Reproduce all the lines exactly as they stand, apart from the pictures.
↓
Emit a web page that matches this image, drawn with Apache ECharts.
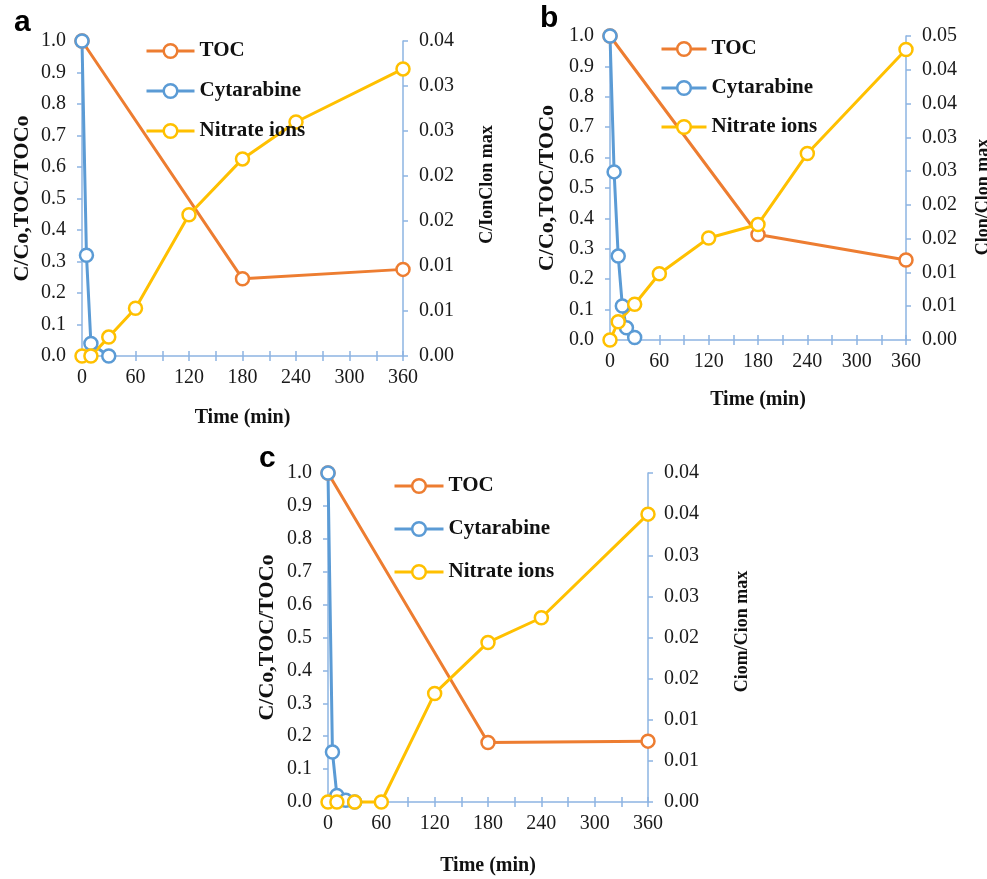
<!DOCTYPE html>
<html>
<head>
<meta charset="utf-8">
<script src="https://cdn.jsdelivr.net/npm/echarts@6/dist/echarts.min.js"></script>
<style>
  html, body { margin: 0; padding: 0; background: #fff; }
  #chart { width: 987px; height: 879px; }
</style>
</head>
<body>
<div id="chart"></div>
<script>
// data (time in min)
var tocA = [[0, 1.0], [180, 0.245], [360, 0.275]];
var cytA = [[0, 1.0], [5, 0.32], [10, 0.04], [30, 0.0]];
var nitA = [[0, 0], [10, 0], [30, 0.0021], [60, 0.0053], [120, 0.0157], [180, 0.0219], [240, 0.026], [360, 0.0319]];

var tocB = [[0, 1.0], [180, 0.347], [360, 0.263]];
var cytB = [[0, 1.0], [5, 0.553], [10, 0.276], [15, 0.112], [20, 0.04], [30, 0.008]];
var nitB = [[0, 0], [10, 0.0027], [30, 0.0053], [60, 0.0098], [120, 0.0151], [180, 0.0171], [240, 0.0276], [360, 0.043]];

var tocC = [[0, 1.0], [180, 0.181], [360, 0.185]];
var cytC = [[0, 1.0], [5, 0.152], [10, 0.02], [20, 0.005], [30, 0.0]];
var nitC = [[0, 0], [10, 0], [30, 0], [60, 0], [120, 0.0132], [180, 0.0194], [240, 0.0224], [360, 0.035]];

// right axis tick labels as printed (0.005 steps rounded to 2 decimals)
var rightLabelsA = ['0.00', '0.01', '0.01', '0.02', '0.02', '0.03', '0.03', '0.04'];
var rightLabelsB = ['0.00', '0.01', '0.01', '0.02', '0.02', '0.03', '0.03', '0.04', '0.04', '0.05'];
var rightLabelsC = ['0.00', '0.01', '0.01', '0.02', '0.02', '0.03', '0.03', '0.04', '0.04'];

var seriesNames = ['TOC', 'Cytarabine', 'Nitrate ions'];
var colors = ['#ED7D31', '#5B9BD5', '#FFC000'];

var axisColor = '#8DB4E2';
var serif = '"Liberation Serif", "DejaVu Serif", serif';

var chart = echarts.init(document.getElementById('chart'));

function xAxes(gridIndex, nameGap) {
  return [{
    type: 'value', gridIndex: gridIndex, position: 'bottom', min: 0, max: 360, interval: 60,
    name: 'Time (min)', nameLocation: 'middle', nameGap: nameGap,
    nameTextStyle: { fontFamily: serif, fontWeight: 'bold', fontSize: 20, color: '#111' },
    axisLine: { onZero: false, lineStyle: { color: axisColor, width: 1.5 } },
    axisTick: { length: 5, lineStyle: { color: axisColor, width: 1.5 } },
    minorTick: { show: true, splitNumber: 2, length: 5, lineStyle: { color: axisColor, width: 1.5 } },
    axisLabel: { fontFamily: serif, fontSize: 20, color: '#1a1a1a', margin: 12 },
    splitLine: { show: false }
  }, {
    // ghost axis so the ticks cross the axis line
    type: 'value', gridIndex: gridIndex, position: 'bottom', min: 0, max: 360, interval: 60,
    axisLine: { show: false, onZero: false },
    axisTick: { inside: true, length: 5, lineStyle: { color: axisColor, width: 1.5 } },
    minorTick: { show: true, splitNumber: 2, length: 5, lineStyle: { color: axisColor, width: 1.5 } },
    axisLabel: { show: false },
    splitLine: { show: false }
  }];
}

function yAxes(gridIndex, leftGap, rightName, rightGap, rightMax, rightLabels, rightPad) {
  return [{
    type: 'value', gridIndex: gridIndex, position: 'left', min: 0, max: 1, interval: 0.1,
    name: 'C/Co,TOC/TOCo', nameLocation: 'middle', nameGap: leftGap,
    nameTextStyle: { fontFamily: serif, fontWeight: 'bold', fontSize: 22, color: '#111' },
    axisLine: { show: true, onZero: false, lineStyle: { color: axisColor, width: 1.5 } },
    axisTick: { show: true, length: 5, lineStyle: { color: axisColor, width: 1.5 } },
    axisLabel: { fontFamily: serif, fontSize: 20, color: '#1a1a1a', margin: 16,
      formatter: function (v) { return v.toFixed(1); } },
    splitLine: { show: false }
  }, {
    type: 'value', gridIndex: gridIndex, position: 'right', min: 0, max: rightMax, interval: 0.005,
    name: rightName, nameLocation: 'middle', nameGap: rightGap,
    nameTextStyle: { fontFamily: serif, fontWeight: 'bold', fontSize: 18, color: '#111', padding: rightPad },
    axisLine: { show: true, onZero: false, lineStyle: { color: axisColor, width: 1.5 } },
    axisTick: { show: true, length: 5, lineStyle: { color: axisColor, width: 1.5 } },
    axisLabel: { fontFamily: serif, fontSize: 20, color: '#1a1a1a', margin: 16,
      formatter: function (v) { return rightLabels[Math.round(v / 0.005)]; } },
    splitLine: { show: false }
  }];
}

function lineSeries(name, color, data, xIdx, yIdx) {
  return {
    name: name, type: 'line', data: data, xAxisIndex: xIdx, yAxisIndex: yIdx,
    clip: false, symbol: 'circle', symbolSize: 13,
    lineStyle: { color: color, width: 3 },
    itemStyle: { color: '#fff', borderColor: color, borderWidth: 2.5 },
    emphasis: { disabled: true }
  };
}

function legend(left, top, gap, width) {
  return {
    orient: 'vertical', left: left, top: top, padding: 0,
    itemWidth: width, itemHeight: 17, itemGap: gap,
    data: seriesNames,
    lineStyle: { width: 3 },
    itemStyle: { borderWidth: 2.5 },
    textStyle: { fontFamily: serif, fontWeight: 'bold', fontSize: 21, lineHeight: 22, color: '#111' }
  };
}

var panels = [
  [tocA, cytA, nitA],
  [tocB, cytB, nitB],
  [tocC, cytC, nitC]
];

var series = [];
panels.forEach(function (p, i) {
  for (var k = 0; k < 3; k++) {
    series.push(lineSeries(seriesNames[k], colors[k], p[k], i * 2, i * 2 + (k === 2 ? 1 : 0)));
  }
});

var option = {
  animation: false,
  backgroundColor: '#fff',
  grid: [
    { left: 82, top: 41, width: 321, height: 315, outerBoundsMode: 'none' },
    { left: 610, top: 36, width: 296, height: 304, outerBoundsMode: 'none' },
    { left: 328, top: 473, width: 320, height: 329, outerBoundsMode: 'none' }
  ],
  xAxis: [].concat(xAxes(0, 52), xAxes(1, 50), xAxes(2, 54)),
  yAxis: [].concat(
    yAxes(0, 49, 'C/IonClon max', 75, 0.035, rightLabelsA, [0, 0, 0, 28]),
    yAxes(1, 52, 'Clon/Clon max', 68, 0.045, rightLabelsB, [0, 18, 0, 0]),
    yAxes(2, 50, 'Ciom/Cion max', 85, 0.04, rightLabelsC, [0, 0, 0, 12])
  ),
  legend: [
    legend(145, 40, 18, 48),
    legend(660, 38, 17, 45),
    legend(393, 475, 21, 49)
  ],
  graphic: [
    { type: 'text', left: 14, top: 8, style: { text: 'a', font: 'bold 30px "Liberation Sans", Arial, sans-serif', fill: '#000' } },
    { type: 'text', left: 540, top: 4, style: { text: 'b', font: 'bold 30px "Liberation Sans", Arial, sans-serif', fill: '#000' } },
    { type: 'text', left: 259, top: 444, style: { text: 'c', font: 'bold 30px "Liberation Sans", Arial, sans-serif', fill: '#000' } }
  ],
  series: series
};

chart.setOption(option);
</script>
</body>
</html>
↑
» EXERCISE SOLUTION
Emit a web page that matches this image, drawn with Apache ECharts.
<!DOCTYPE html>
<html>
<head>
<meta charset="utf-8">
<script src="https://cdn.jsdelivr.net/npm/echarts@6/dist/echarts.min.js"></script>
<style>
  html, body { margin: 0; padding: 0; background: #fff; }
  #chart { width: 987px; height: 879px; }
</style>
</head>
<body>
<div id="chart"></div>
<script>
// data (time in min)
var tocA = [[0, 1.0], [180, 0.245], [360, 0.275]];
var cytA = [[0, 1.0], [5, 0.32], [10, 0.04], [30, 0.0]];
var nitA = [[0, 0], [10, 0], [30, 0.0021], [60, 0.0053], [120, 0.0157], [180, 0.0219], [240, 0.026], [360, 0.0319]];

var tocB = [[0, 1.0], [180, 0.347], [360, 0.263]];
var cytB = [[0, 1.0], [5, 0.553], [10, 0.276], [15, 0.112], [20, 0.04], [30, 0.008]];
var nitB = [[0, 0], [10, 0.0027], [30, 0.0053], [60, 0.0098], [120, 0.0151], [180, 0.0171], [240, 0.0276], [360, 0.043]];

var tocC = [[0, 1.0], [180, 0.181], [360, 0.185]];
var cytC = [[0, 1.0], [5, 0.152], [10, 0.02], [20, 0.005], [30, 0.0]];
var nitC = [[0, 0], [10, 0], [30, 0], [60, 0], [120, 0.0132], [180, 0.0194], [240, 0.0224], [360, 0.035]];

// right axis tick labels as printed (0.005 steps rounded to 2 decimals)
var rightLabelsA = ['0.00', '0.01', '0.01', '0.02', '0.02', '0.03', '0.03', '0.04'];
var rightLabelsB = ['0.00', '0.01', '0.01', '0.02', '0.02', '0.03', '0.03', '0.04', '0.04', '0.05'];
var rightLabelsC = ['0.00', '0.01', '0.01', '0.02', '0.02', '0.03', '0.03', '0.04', '0.04'];

var seriesNames = ['TOC', 'Cytarabine', 'Nitrate ions'];
var colors = ['#ED7D31', '#5B9BD5', '#FFC000'];

var axisColor = '#8DB4E2';
var serif = '"Liberation Serif", "DejaVu Serif", serif';

var chart = echarts.init(document.getElementById('chart'));

function xAxes(gridIndex, nameGap) {
  return [{
    type: 'value', gridIndex: gridIndex, position: 'bottom', min: 0, max: 360, interval: 60,
    name: 'Time (min)', nameLocation: 'middle', nameGap: nameGap,
    nameTextStyle: { fontFamily: serif, fontWeight: 'bold', fontSize: 20, color: '#111' },
    axisLine: { onZero: false, lineStyle: { color: axisColor, width: 1.5 } },
    axisTick: { length: 5, lineStyle: { color: axisColor, width: 1.5 } },
    minorTick: { show: true, splitNumber: 2, length: 5, lineStyle: { color: axisColor, width: 1.5 } },
    axisLabel: { fontFamily: serif, fontSize: 20, color: '#1a1a1a', margin: 12 },
    splitLine: { show: false }
  }, {
    // ghost axis so the ticks cross the axis line
    type: 'value', gridIndex: gridIndex, position: 'bottom', min: 0, max: 360, interval: 60,
    axisLine: { show: false, onZero: false },
    axisTick: { inside: true, length: 5, lineStyle: { color: axisColor, width: 1.5 } },
    minorTick: { show: true, splitNumber: 2, length: 5, lineStyle: { color: axisColor, width: 1.5 } },
    axisLabel: { show: false },
    splitLine: { show: false }
  }];
}

function yAxes(gridIndex, leftGap, rightName, rightGap, rightMax, rightLabels, rightPad) {
  return [{
    type: 'value', gridIndex: gridIndex, position: 'left', min: 0, max: 1, interval: 0.1,
    name: 'C/Co,TOC/TOCo', nameLocation: 'middle', nameGap: leftGap,
    nameTextStyle: { fontFamily: serif, fontWeight: 'bold', fontSize: 22, color: '#111' },
    axisLine: { show: true, onZero: false, lineStyle: { color: axisColor, width: 1.5 } },
    axisTick: { show: true, length: 5, lineStyle: { color: axisColor, width: 1.5 } },
    axisLabel: { fontFamily: serif, fontSize: 20, color: '#1a1a1a', margin: 16,
      formatter: function (v) { return v.toFixed(1); } },
    splitLine: { show: false }
  }, {
    type: 'value', gridIndex: gridIndex, position: 'right', min: 0, max: rightMax, interval: 0.005,
    name: rightName, nameLocation: 'middle', nameGap: rightGap,
    nameTextStyle: { fontFamily: serif, fontWeight: 'bold', fontSize: 18, color: '#111', padding: rightPad },
    axisLine: { show: true, onZero: false, lineStyle: { color: axisColor, width: 1.5 } },
    axisTick: { show: true, length: 5, lineStyle: { color: axisColor, width: 1.5 } },
    axisLabel: { fontFamily: serif, fontSize: 20, color: '#1a1a1a', margin: 16,
      formatter: function (v) { return rightLabels[Math.round(v / 0.005)]; } },
    splitLine: { show: false }
  }];
}

function lineSeries(name, color, data, xIdx, yIdx) {
  return {
    name: name, type: 'line', data: data, xAxisIndex: xIdx, yAxisIndex: yIdx,
    clip: false, symbol: 'circle', symbolSize: 13,
    lineStyle: { color: color, width: 3 },
    itemStyle: { color: '#fff', borderColor: color, borderWidth: 2.5 },
    emphasis: { disabled: true }
  };
}

function legend(left, top, gap, width) {
  return {
    orient: 'vertical', left: left, top: top, padding: 0,
    itemWidth: width, itemHeight: 17, itemGap: gap,
    data: seriesNames,
    lineStyle: { width: 3 },
    itemStyle: { borderWidth: 2.5 },
    textStyle: { fontFamily: serif, fontWeight: 'bold', fontSize: 21, lineHeight: 22, color: '#111' }
  };
}

var panels = [
  [tocA, cytA, nitA],
  [tocB, cytB, nitB],
  [tocC, cytC, nitC]
];

var series = [];
panels.forEach(function (p, i) {
  for (var k = 0; k < 3; k++) {
    series.push(lineSeries(seriesNames[k], colors[k], p[k], i * 2, i * 2 + (k === 2 ? 1 : 0)));
  }
});

var option = {
  animation: false,
  backgroundColor: '#fff',
  grid: [
    { left: 82, top: 41, width: 321, height: 315, outerBoundsMode: 'none' },
    { left: 610, top: 36, width: 296, height: 304, outerBoundsMode: 'none' },
    { left: 328, top: 473, width: 320, height: 329, outerBoundsMode: 'none' }
  ],
  xAxis: [].concat(xAxes(0, 52), xAxes(1, 50), xAxes(2, 54)),
  yAxis: [].concat(
    yAxes(0, 49, 'C/IonClon max', 75, 0.035, rightLabelsA, [0, 0, 0, 28]),
    yAxes(1, 52, 'Clon/Clon max', 68, 0.045, rightLabelsB, [0, 18, 0, 0]),
    yAxes(2, 50, 'Ciom/Cion max', 85, 0.04, rightLabelsC, [0, 0, 0, 12])
  ),
  legend: [
    legend(145, 40, 18, 48),
    legend(660, 38, 17, 45),
    legend(393, 475, 21, 49)
  ],
  graphic: [
    { type: 'text', left: 14, top: 8, style: { text: 'a', font: 'bold 30px "Liberation Sans", Arial, sans-serif', fill: '#000' } },
    { type: 'text', left: 540, top: 4, style: { text: 'b', font: 'bold 30px "Liberation Sans", Arial, sans-serif', fill: '#000' } },
    { type: 'text', left: 259, top: 444, style: { text: 'c', font: 'bold 30px "Liberation Sans", Arial, sans-serif', fill: '#000' } }
  ],
  series: series
};

chart.setOption(option);
</script>
</body>
</html>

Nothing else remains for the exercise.